CTSketch: Compositional Tensor Sketching for Scalable Neurosymbolic Learning
Seewon Choi, Alaia Solko-Breslin, Rajeev Alur, Eric Wong
TL;DR
CTS ketch tackles scalable neurosymbolic learning where a neural predictor feeds a discrete symbolic program. It introduces CTSketch, which decomposes the symbolic program into sub-programs and uses TT-SVD-based tensor sketching to approximate the output distribution from input distributions. The paper provides reconstruction error bounds and demonstrates state-of-the-art scalability, solving tasks with up to 1024 inputs while maintaining accuracy on standard benchmarks. This approach enables differentiable, efficient inference for large-scale neurosymbolic systems and offers guidance on rank selection and decomposition.
Abstract
Many computational tasks benefit from being formulated as the composition of neural networks followed by a discrete symbolic program.

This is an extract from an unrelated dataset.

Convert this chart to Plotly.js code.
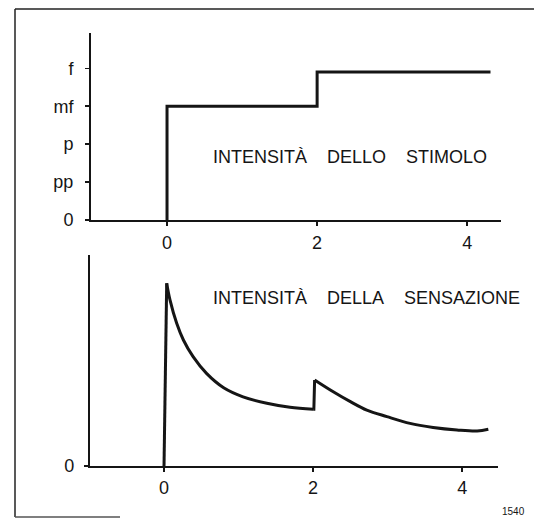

The goal of neurosymbolic learning is to train the neural networks using end-to-end input-output labels of the composite. We introduce CTSketch, a novel, scalable neurosymbolic learning algorithm. CTSketch uses two techniques to improve the scalability of neurosymbolic inference: decompose the symbolic program into sub-programs and summarize each sub-program with a sketched tensor. This strategy allows us to approximate the output distribution of the program with simple tensor operations over the input distributions and the sketches. We provide theoretical insight into the maximum approximation error. Furthermore, we evaluate CTSketch on benchmarks from the neurosymbolic learning literature, including some designed for evaluating scalability. Our results show that CTSketch pushes neurosymbolic learning to new scales that were previously unattainable, with neural predictors obtaining high accuracy on tasks with one thousand inputs, despite supervision only on the final output.